What's the connection between a low IQ in early adulthood and risk for attempted suicide later in life?

Men with a low IQ in early adulthood are at a higher risk for attempted suicide later in life, researchers from the Karolinska Institute, led by Dr. Finn Rasmussen, have found.

In a large-scale study of more than 1.1 million men, Rasmussen and colleagues found that nearly 18,000 of these men (1.6%) were admitted to the hospital at least once for an attempted suicide during 24 years of follow-up, which began after their IQ had been tested. Men with the lowest IQ scores from early adulthood were about nine times as likely to attempt suicide as men with the highest IQ, and “there was a stepwise increase in risk across the full IQ range,” according to the researchers.

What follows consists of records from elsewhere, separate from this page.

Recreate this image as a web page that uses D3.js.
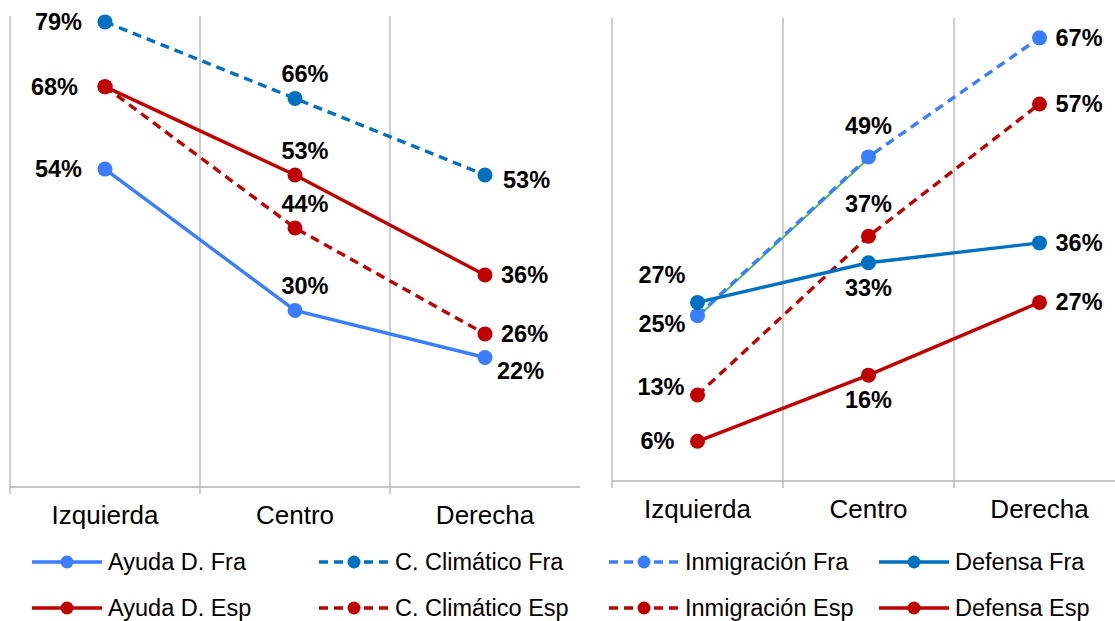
<!DOCTYPE html>
<html>
<head>
<meta charset="utf-8">
<script src="https://cdn.jsdelivr.net/npm/d3@7"></script>
<style>
  body { margin: 0; background: #fff; }
  text { font-family: "Liberation Sans", Arial, sans-serif; }
</style>
</head>
<body>
<div id="chart"></div>
<script>
// categories
var categories = ["Izquierda", "Centro", "Derecha"];

// left panel series
var ayudaFra = [54, 30, 22];
var climaFra = [79, 66, 53];
var ayudaEsp = [68, 53, 36];
var climaEsp = [68, 44, 26];

// right panel series
var inmigFra = [25, 49, 67];
var defensaFra = [27, 33, 36];
var inmigEsp = [13, 37, 57];
var defensaEsp = [6, 16, 27];
var inmigFraShadow = [25, 49]; // thin green line showing under the first segment

var lightBlue = "#3a7dff", darkBlue = "#0070c0", red = "#c00000";

var W = 1115, H = 621;
var svg = d3.select("#chart").append("svg")
    .attr("width", W).attr("height", H);

// label placement per point: l = left, a = above, b = below, r = right
var panels = [
  {
    x0: 10, x1: 580, yTop: 16, yBot: 487, max: 80,
    series: [
      {name: "C. Climático Esp", vals: climaEsp, color: red, dash: true, pos: ["", "a", "r"]},
      {name: "Ayuda D. Fra", vals: ayudaFra, color: lightBlue, dash: false, pos: ["l", "a", "rb"]},
      {name: "Ayuda D. Esp", vals: ayudaEsp, color: red, dash: false, pos: ["l2", "a", "r"]},
      {name: "C. Climático Fra", vals: climaFra, color: darkBlue, dash: true, pos: ["l", "a", "r2"]}
    ]
  },
  {
    x0: 612, x1: 1125, yTop: 18, yBot: 481, max: 70,
    shadow: inmigFraShadow,
    series: [
      {name: "Defensa Esp", vals: defensaEsp, color: red, dash: false, pos: ["l", "b", "r"]},
      {name: "Inmigración Esp", vals: inmigEsp, color: red, dash: true, pos: ["lu", "a2", "r"]},
      {name: "Inmigración Fra", vals: inmigFra, color: lightBlue, dash: true, pos: ["lb", "ac", "r"]},
      {name: "Defensa Fra", vals: defensaFra, color: darkBlue, dash: false, pos: ["la", "b", "r"]}
    ]
  }
];

var offsets = {
  l:  [-23, 8, "end"],
  l2: [-27, 8, "end"],
  lu: [-13, 0, "end"],
  lb: [-12, 16, "end"],
  la: [-12, -19, "end"],
  a:  [10, -16, "middle"],
  ac: [0, -23, "middle"],
  a2: [0, -24, "middle"],
  b:  [0, 33, "middle"],
  r:  [16, 8, "start"],
  r2: [18, 13, "start"],
  rb: [12, 22, "start"]
};

panels.forEach(function(p) {
  var x = d3.scaleBand().domain(categories).range([p.x0, p.x1]);
  var y = d3.scaleLinear().domain([0, p.max]).range([p.yBot, p.yTop]);
  var g = svg.append("g");

  // vertical gridlines at band boundaries
  var bounds = categories.map(function(c) { return x(c); });
  g.selectAll(".grid").data(bounds).enter().append("line")
    .attr("x1", d => d).attr("x2", d => d)
    .attr("y1", p.yTop).attr("y2", p.yBot + 7)
    .attr("stroke", "#b3b3b3").attr("stroke-width", 1.3);

  // x axis line
  g.append("line")
    .attr("x1", p.x0).attr("x2", p.x1)
    .attr("y1", p.yBot).attr("y2", p.yBot)
    .attr("stroke", "#b3b3b3").attr("stroke-width", 1.3);

  // category labels
  g.selectAll(".cat").data(categories).enter().append("text")
    .attr("x", d => x(d) + x.bandwidth() / 2)
    .attr("y", p.yBot + 37)
    .attr("text-anchor", "middle")
    .attr("font-size", 26)
    .attr("fill", "#000")
    .text(d => d);

  var line = d3.line()
    .x((d, i) => x(categories[i]) + x.bandwidth() / 2)
    .y(d => y(d));

  if (p.shadow) {
    g.append("path").datum(p.shadow)
      .attr("d", line)
      .attr("transform", "translate(1,0.5)")
      .attr("fill", "none").attr("stroke", "#4cc04c").attr("stroke-width", 2);
  }

  p.series.forEach(function(s) {
    g.append("path").datum(s.vals)
      .attr("d", line)
      .attr("fill", "none")
      .attr("stroke", s.color)
      .attr("stroke-width", 3.4)
      .attr("stroke-dasharray", s.dash ? "9,6" : null);

    g.selectAll(null).data(s.vals).enter().append("circle")
      .attr("cx", (d, i) => x(categories[i]) + x.bandwidth() / 2)
      .attr("cy", d => y(d))
      .attr("r", 7.5)
      .attr("fill", s.color);

    s.vals.forEach(function(v, i) {
      var o = offsets[s.pos[i]];
      if (!o) return;
      var cx = x(categories[i]) + x.bandwidth() / 2, cy = y(v);
      g.append("text")
        .attr("x", cx + o[0]).attr("y", cy + o[1])
        .attr("text-anchor", o[2])
        .attr("font-size", 23.5)
        .attr("font-weight", "bold")
        .attr("fill", "#000")
        .text(v + "%");
    });
  });
});

// legend
var legendItems = [
  {name: "Ayuda D. Fra", color: lightBlue, dash: false, col: 0, row: 0},
  {name: "C. Climático Fra", color: darkBlue, dash: true, col: 1, row: 0},
  {name: "Inmigración Fra", color: lightBlue, dash: true, col: 2, row: 0},
  {name: "Defensa Fra", color: darkBlue, dash: false, col: 3, row: 0},
  {name: "Ayuda D. Esp", color: red, dash: false, col: 0, row: 1},
  {name: "C. Climático Esp", color: red, dash: true, col: 1, row: 1},
  {name: "Inmigración Esp", color: red, dash: true, col: 2, row: 1},
  {name: "Defensa Esp", color: red, dash: false, col: 3, row: 1}
];
var colX = [32, 319, 609, 879];
var rowY = [562, 608];

var leg = svg.append("g");
legendItems.forEach(function(d) {
  var lx = colX[d.col], ly = rowY[d.row];
  leg.append("line")
    .attr("x1", lx).attr("x2", lx + 70)
    .attr("y1", ly).attr("y2", ly)
    .attr("stroke", d.color).attr("stroke-width", 3.4)
    .attr("stroke-dasharray", d.dash ? "9,6" : null);
  leg.append("circle")
    .attr("cx", lx + 35).attr("cy", ly).attr("r", 6.5)
    .attr("fill", d.color);
  leg.append("text")
    .attr("x", lx + 76).attr("y", ly + 8)
    .attr("font-size", 23.5).attr("fill", "#000")
    .text(d.name);
});
</script>
</body>
</html>
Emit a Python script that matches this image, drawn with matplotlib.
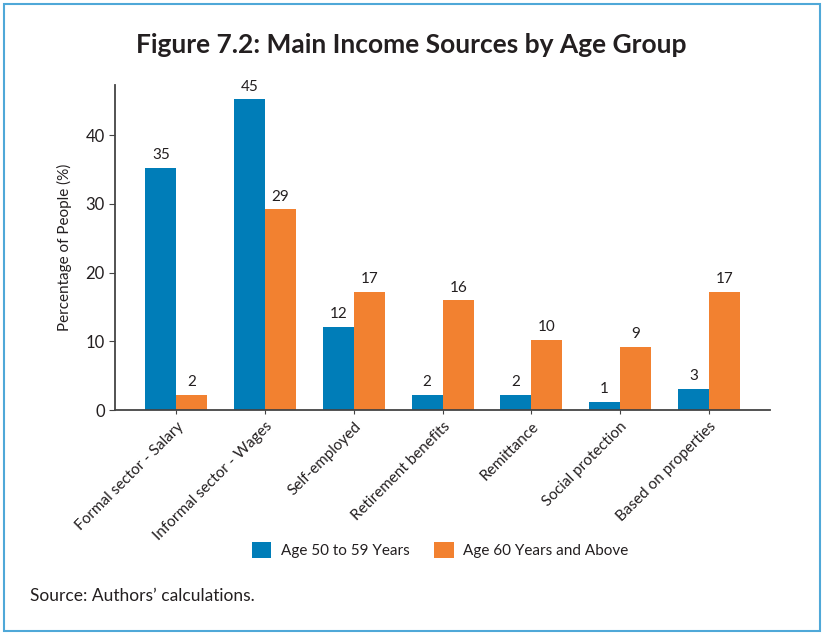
import matplotlib
matplotlib.use("Agg")
import matplotlib.pyplot as plt
import numpy as np
from matplotlib.patches import Rectangle

plt.rcParams['font.family'] = ['Lato', 'DejaVu Sans']

categories = ["Formal sector - Salary", "Informal sector - Wages", "Self-employed",
              "Retirement benefits", "Remittance", "Social protection",
              "Based on properties"]
age_50_59 = [35.2, 45.2, 12.1, 2.2, 2.2, 1.2, 3.1]
age_60_up = [2.2, 29.2, 17.2, 16.0, 10.2, 9.2, 17.2]
series_names = ["Age 50 to 59 Years", "Age 60 Years and Above"]

BLUE = "#007DB8"
ORANGE = "#F28130"
TEXT = "#231F20"

fig = plt.figure(figsize=(8.22, 6.33), dpi=100)
ax = fig.add_axes([0.140, 0.352, 0.797, 0.514])

x = np.arange(len(categories))
w = 0.35
b1 = ax.bar(x - w / 2, age_50_59, w, color=BLUE, label=series_names[0])
b2 = ax.bar(x + w / 2, age_60_up, w, color=ORANGE, label=series_names[1])

for bars, vals in ((b1, age_50_59), (b2, age_60_up)):
    for rect, v in zip(bars, vals):
        ax.annotate(f"{v:.0f}", (rect.get_x() + rect.get_width() / 2, v),
                    xytext=(0, 4), textcoords="offset points",
                    ha="center", va="bottom", fontsize=11, color=TEXT)

ax.set_xlim(-0.69, len(categories) - 0.31)
ax.set_ylim(0, 47.3)
ax.set_yticks([0, 10, 20, 30, 40])
ax.set_xticks(x)
ax.set_xticklabels(categories, rotation=45, ha="right", rotation_mode="anchor",
                   fontsize=11, color=TEXT)
ax.tick_params(axis="y", labelsize=12, colors="#444444", labelcolor=TEXT, length=4)
ax.tick_params(axis="x", length=3, colors="#444444", labelcolor=TEXT)
ax.set_ylabel("Percentage of People (%)", fontsize=11, color=TEXT, labelpad=10)

for s in ("top", "right"):
    ax.spines[s].set_visible(False)
for s in ("left", "bottom"):
    ax.spines[s].set_color("#444444")
    ax.spines[s].set_linewidth(1.3)

fig.text(0.5, 0.929, "Figure 7.2: Main Income Sources by Age Group",
         ha="center", va="center", fontsize=19, fontweight="bold", color=TEXT)

fig.legend(handles=[b1, b2], labels=series_names, loc="center",
           bbox_to_anchor=(0.535, 0.131), ncol=2, frameon=False, fontsize=11,
           handlelength=1.3, handleheight=1.3, columnspacing=1.6, handletextpad=0.6,
           labelcolor=TEXT)

fig.text(0.037, 0.059, "Source: Authors\u2019 calculations.", ha="left",
         va="center", fontsize=12.5, color=TEXT)

# thin frame round the whole figure
fig.patches.append(Rectangle((0.005, 0.003), 0.992, 0.99, transform=fig.transFigure,
                             fill=False, edgecolor="#4FA8D8", linewidth=1.5))

fig.savefig("out.png", dpi=100)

They also note that “similar associations were observed for all specific methods of attempted suicide.”

A separate analysis revealed that there was no link between IQ level and attempted suicide risk in men who had been diagnosed with psychosis before they tried to take their own lives.

Though the researchers did not find a specific reason for the link between IQ level and attempted suicide risk, they did speculate about some possibilities. One suggestion was that because people with a lower IQ tend to have a lower socioeconomic status and income level, they may face more financial and social hardships, leading to more suicidal behaviors and thoughts. Additionally, unhealthy lifestyle choices, such as binge drinking, have been linked to lower IQ, and this habit could impact the frequency of suicidal thoughts; other studies have suggested that exposure to violence in childhood hampers IQ development and can also influence later risk for suicide. The researchers note in the British Medical Journalthat “a greater understanding of the mechanisms underlying these associations may provide opportunities and strategies for prevention.”